Solomon noted that Dr. Paul Bernstein, a licensed psychologist, testified as an expert on behalf of the Does – though he had never spoken with them. Bernstein said the publication of the names of John Doe No. 1 and John Doe No. 2 would cause them severe pain and harm to their reputations in the community and their practices. This publication would also jeopardize their licenses and cause anxiety, guilt and fear, said Bernstein. Solomon said this anxiety, fear and guilt would constitute severe pain.

Bernstein testified that if the men’s names were associated with an escort service, this has the potential to cause severe pain, even if the allegation were true or false, wrote Solomon.

‘If the names of John Doe No. One and John Doe No.

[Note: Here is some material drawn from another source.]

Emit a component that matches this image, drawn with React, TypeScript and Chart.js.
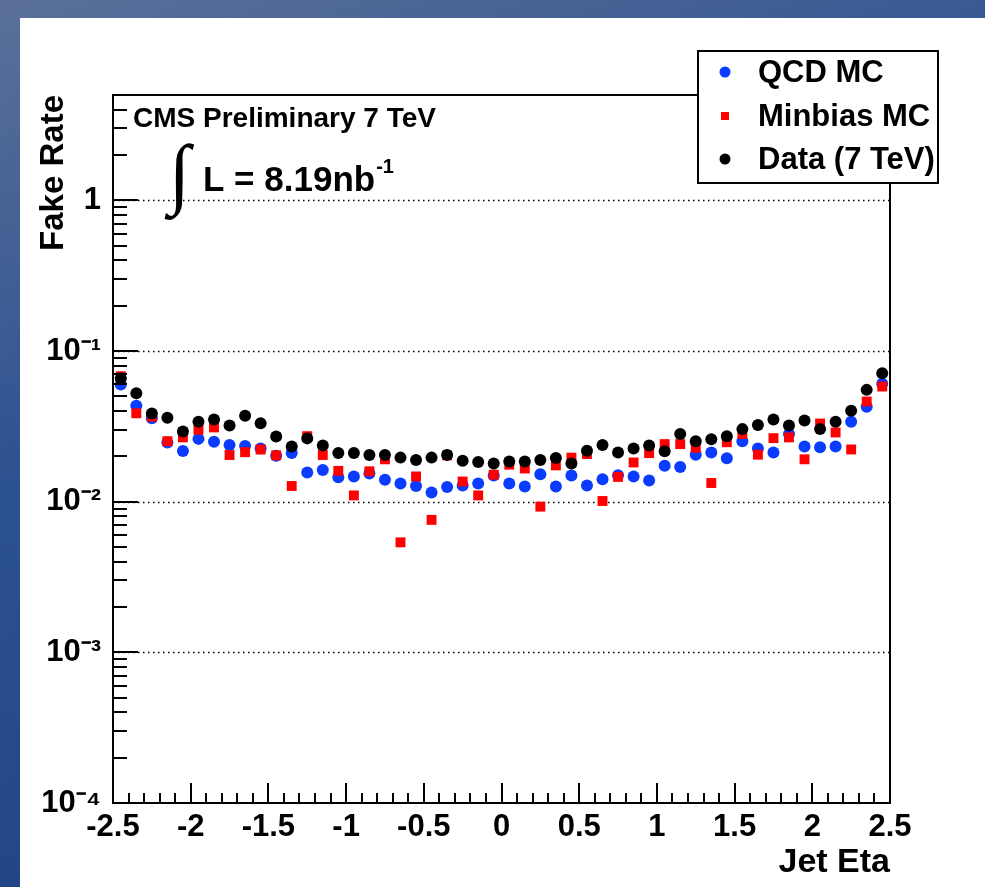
import React, { useEffect, useRef } from "react";
import { Chart, registerables } from "chart.js";

Chart.register(...registerables);

const W = 985;
const H = 887;

const etaBins = [
  -2.45, -2.35, -2.25, -2.15, -2.05, -1.95, -1.85, -1.75, -1.65, -1.55,
  -1.45, -1.35, -1.25, -1.15, -1.05, -0.95, -0.85, -0.75, -0.65, -0.55,
  -0.45, -0.35, -0.25, -0.15, -0.05, 0.05, 0.15, 0.25, 0.35, 0.45,
  0.55, 0.65, 0.75, 0.85, 0.95, 1.05, 1.15, 1.25, 1.35, 1.45,
  1.55, 1.65, 1.75, 1.85, 1.95, 2.05, 2.15, 2.25, 2.35, 2.45,
];

const qcdMC = [
  0.060, 0.0433, 0.0358, 0.0247, 0.0217, 0.0261, 0.0250, 0.0238, 0.0234, 0.0225,
  0.0202, 0.0210, 0.0156, 0.0162, 0.0145, 0.0147, 0.0154, 0.0140, 0.0132, 0.0127,
  0.0115, 0.0125, 0.0128, 0.0132, 0.0149, 0.0132, 0.0126, 0.0152, 0.0126, 0.0149,
  0.0128, 0.0141, 0.0150, 0.0147, 0.0138, 0.0173, 0.0170, 0.0205, 0.0212, 0.0194,
  0.0252, 0.0225, 0.0212, 0.0281, 0.0232, 0.0230, 0.0232, 0.0339, 0.0426, 0.0607,
];

const minbiasMC = [
  0.068, 0.0386, 0.0366, 0.0252, 0.0267, 0.0300, 0.0311, 0.0204, 0.0213, 0.0222,
  0.0203, 0.0127, 0.0272, 0.0204, 0.0160, 0.0110, 0.0159, 0.0191, 0.00537, 0.0147,
  0.00757, 0.0203, 0.0136, 0.0110, 0.0151, 0.0176, 0.0166, 0.00927, 0.0174, 0.0196,
  0.0207, 0.0101, 0.0146, 0.0182, 0.0210, 0.0241, 0.0241, 0.0228, 0.0133, 0.0248,
  0.0281, 0.0205, 0.0264, 0.0267, 0.0191, 0.0330, 0.0288, 0.0222, 0.0462, 0.0581,
];

const data7TeV = [
  0.066, 0.0525, 0.0385, 0.0360, 0.0292, 0.0339, 0.0351, 0.0320, 0.0372, 0.0332,
  0.0271, 0.0232, 0.0263, 0.0236, 0.0210, 0.0210, 0.0204, 0.0204, 0.0196, 0.0189,
  0.0196, 0.0204, 0.0187, 0.0183, 0.0179, 0.0185, 0.0185, 0.0189, 0.0195, 0.0179,
  0.0218, 0.0238, 0.0212, 0.0225, 0.0236, 0.0216, 0.0281, 0.0252, 0.0260, 0.0272,
  0.0303, 0.0323, 0.0351, 0.0320, 0.0346, 0.0303, 0.0339, 0.0401, 0.0552, 0.0711,
];

const seriesNames = ["QCD MC", "Minbias MC", "Data (7 TeV)"];
const seriesColors = ["#0a3cff", "#ff0000", "#000000"];

const yDecades = [1e-4, 1e-3, 1e-2, 1e-1, 1];
const yTickLabels = ["10\u207B\u2074", "10\u207B\u00B3", "10\u207B\u00B2", "10\u207B\u00B9", "1"];
const xTickValues = [-2.5, -2, -1.5, -1, -0.5, 0, 0.5, 1, 1.5, 2, 2.5];
const xTickLabels = ["-2.5", "-2", "-1.5", "-1", "-0.5", "0", "0.5", "1", "1.5", "2", "2.5"];

const yMin = 1e-4;
const yMax = 5;
const xMin = -2.5;
const xMax = 2.5;

const FONT = "'Liberation Sans', Arial, Helvetica, sans-serif";

const rootStyle = {
  id: "rootStyle",
  beforeDatasetsDraw(chart: any) {
    const { ctx, chartArea: a, scales } = chart;
    const y = scales.y;
    ctx.save();
    ctx.strokeStyle = "#000";
    ctx.lineWidth = 1.4;
    ctx.setLineDash([1.5, 3.5]);
    for (const v of yDecades) {
      if (v === yMin) continue;
      const py = Math.round(y.getPixelForValue(v)) + 0.5;
      ctx.beginPath();
      ctx.moveTo(a.left, py);
      ctx.lineTo(a.right, py);
      ctx.stroke();
    }
    ctx.restore();
  },
  afterDraw(chart: any) {
    const { ctx, chartArea: a, scales } = chart;
    const x = scales.x;
    const y = scales.y;
    ctx.save();
    ctx.strokeStyle = "#000";
    ctx.lineWidth = 2;
    ctx.setLineDash([]);

    // y ticks (inside the frame)
    for (let d = -4; d <= 0; d++) {
      for (let k = 1; k <= 9; k++) {
        const v = k * Math.pow(10, d);
        if (v > yMax) break;
        const py = Math.round(y.getPixelForValue(v));
        const len = k === 1 ? 25 : 14;
        ctx.beginPath();
        ctx.moveTo(a.left, py);
        ctx.lineTo(a.left + len, py);
        ctx.stroke();
      }
    }
    // x ticks (inside the frame)
    for (let m = -25; m <= 25; m++) {
      const px = Math.round(x.getPixelForValue(m / 10));
      const len = m % 5 === 0 ? 20 : 10;
      ctx.beginPath();
      ctx.moveTo(px, a.bottom);
      ctx.lineTo(px, a.bottom - len);
      ctx.stroke();
    }
    // frame
    ctx.strokeRect(a.left, a.top, a.right - a.left, a.bottom - a.top);

    // annotations
    ctx.fillStyle = "#000";
    ctx.textAlign = "left";
    ctx.textBaseline = "alphabetic";
    ctx.font = `bold 28px ${FONT}`;
    ctx.fillText("CMS Preliminary 7 TeV", a.left + 20, a.top + 32);

    ctx.font = `78px 'Liberation Serif', 'DejaVu Serif', serif`;
    ctx.textBaseline = "middle";
    ctx.fillText("\u222B", a.left + 56, a.top + 84);

    ctx.textBaseline = "alphabetic";
    ctx.font = `bold 35px ${FONT}`;
    const main = "L = 8.19nb";
    ctx.fillText(main, a.left + 90, a.top + 96);
    const mw = ctx.measureText(main).width;
    ctx.font = `bold 20px ${FONT}`;
    ctx.fillText("-1", a.left + 90 + mw + 1, a.top + 78);

    // legend
    const lx = a.left + 585;
    const ly = a.top - 44;
    const lw = 240;
    const lh = 132;
    ctx.fillStyle = "#fff";
    ctx.fillRect(lx, ly, lw, lh);
    ctx.strokeStyle = "#000";
    ctx.lineWidth = 2;
    ctx.strokeRect(lx, ly, lw, lh);
    const rows = [21, 65, 108];
    seriesNames.forEach((name, i) => {
      const cy = ly + rows[i];
      const cx = lx + 27;
      ctx.fillStyle = seriesColors[i];
      if (i === 1) {
        ctx.fillRect(cx - 4, cy - 4, 8, 8);
      } else {
        ctx.beginPath();
        ctx.arc(cx, cy, 5.5, 0, Math.PI * 2);
        ctx.fill();
      }
      ctx.fillStyle = "#000";
      ctx.font = `bold 31px ${FONT}`;
      ctx.textBaseline = "middle";
      ctx.fillText(name, lx + 60, cy + 1);
    });
    ctx.restore();
  },
};

function ChartCanvas() {
  const ref = useRef<HTMLCanvasElement | null>(null);
  useEffect(() => {
    if (!ref.current) return;
    const mk = (vals: number[]) => etaBins.map((e, i) => ({ x: e, y: vals[i] }));
    const chart = new Chart(ref.current, {
      type: "scatter",
      data: {
        datasets: [
          {
            label: seriesNames[0],
            data: mk(qcdMC),
            backgroundColor: seriesColors[0],
            borderColor: seriesColors[0],
            pointStyle: "circle",
            pointRadius: 6,
            pointBorderWidth: 0,
            order: 3,
          },
          {
            label: seriesNames[1],
            data: mk(minbiasMC),
            backgroundColor: seriesColors[1],
            borderColor: seriesColors[1],
            pointStyle: "rect",
            pointRadius: 7,
            pointBorderWidth: 0,
            order: 2,
          },
          {
            label: seriesNames[2],
            data: mk(data7TeV),
            backgroundColor: seriesColors[2],
            borderColor: seriesColors[2],
            pointStyle: "circle",
            pointRadius: 6,
            pointBorderWidth: 0,
            order: 1,
          },
        ],
      },
      options: {
        animation: false,
        responsive: false,
        events: [],
        layout: { padding: { left: 0, top: 95, right: 95, bottom: 0 } },
        plugins: {
          legend: { display: false },
          tooltip: { enabled: false },
        },
        scales: {
          x: {
            type: "linear",
            min: xMin,
            max: xMax,
            afterFit: (s: any) => {
              s.height = 84;
            },
            afterBuildTicks: (s: any) => {
              s.ticks = xTickValues.map((v) => ({ value: v }));
            },
            grid: { display: false, drawTicks: false },
            border: { display: false },
            ticks: {
              autoSkip: false,
              maxRotation: 0,
              padding: 6,
              color: "#000",
              font: { family: FONT, size: 31, weight: "bold" },
              callback: (_v: any, i: number) => xTickLabels[i],
            },
            title: {
              display: true,
              text: "Jet Eta",
              align: "end",
              color: "#000",
              font: { family: FONT, size: 34, weight: "bold" },
              padding: { top: 0, bottom: 4 },
            },
          },
          y: {
            type: "logarithmic",
            min: yMin,
            max: yMax,
            afterFit: (s: any) => {
              s.width = 113;
            },
            afterBuildTicks: (s: any) => {
              s.ticks = yDecades.map((v) => ({ value: v }));
            },
            grid: { display: false, drawTicks: false },
            border: { display: false },
            ticks: {
              autoSkip: false,
              padding: 12,
              color: "#000",
              font: { family: FONT, size: 31, weight: "bold" },
              callback: (_v: any, i: number) => yTickLabels[i],
            },
            title: {
              display: true,
              text: "Fake Rate",
              align: "end",
              color: "#000",
              font: { family: FONT, size: 33, weight: "bold" },
              padding: { top: 34, bottom: 0 },
            },
          },
        },
      },
      plugins: [rootStyle],
    } as any);
    return () => chart.destroy();
  }, []);
  return (
    <canvas
      ref={ref}
      width={W}
      height={H}
      style={{ position: "absolute", left: 0, top: 0, width: W, height: H }}
    />
  );
}

export default function App() {
  return (
    <div
      style={{
        position: "absolute",
        left: 0,
        top: 0,
        width: W,
        height: H,
        overflow: "hidden",
        background: "linear-gradient(160deg, #5a7099 0%, #2c5190 40%, #1b3b80 100%)",
      }}
    >
      <div
        style={{
          position: "absolute",
          left: 20,
          top: 18,
          right: 0,
          bottom: 0,
          background: "#ffffff",
        }}
      />
      <ChartCanvas />
    </div>
  );
}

Two are published, the general public will perceive that they were involved in the procurement of prostitutes,’ said Solomon. ‘This perception will not be based on any facts, or an investigation that has yet to make a decision whether to prosecute.’

‘Persons who have not been charged as defendants in a criminal case have a recognized right to privacy,’ Solomon wrote.

Although the Tribune-Review has been through the appellate courts on the matter before, the newspaper will continue with an expedited appeal.

‘We think that it’s important that this issue is deiced prior to the trial in this matter – there’s no point in delaying the public’s right to know,’ said Ronald D. Barber, a lawyer with the Pittsburgh firm of Strassburger, McKenna, Gutnick & Potter, which represents the Tribune-Review.

Teslovich, 54, of Smock, Menallen Township, is allege to have acted as a madam of a prostitution ring that operated from her home. The business, First Class Entertainment Service, was alleged to be an escort service.

Teslovich is awaiting trial.

According to Assistant District Attorney Mark Brooks, the Teslovich case could be tried in September.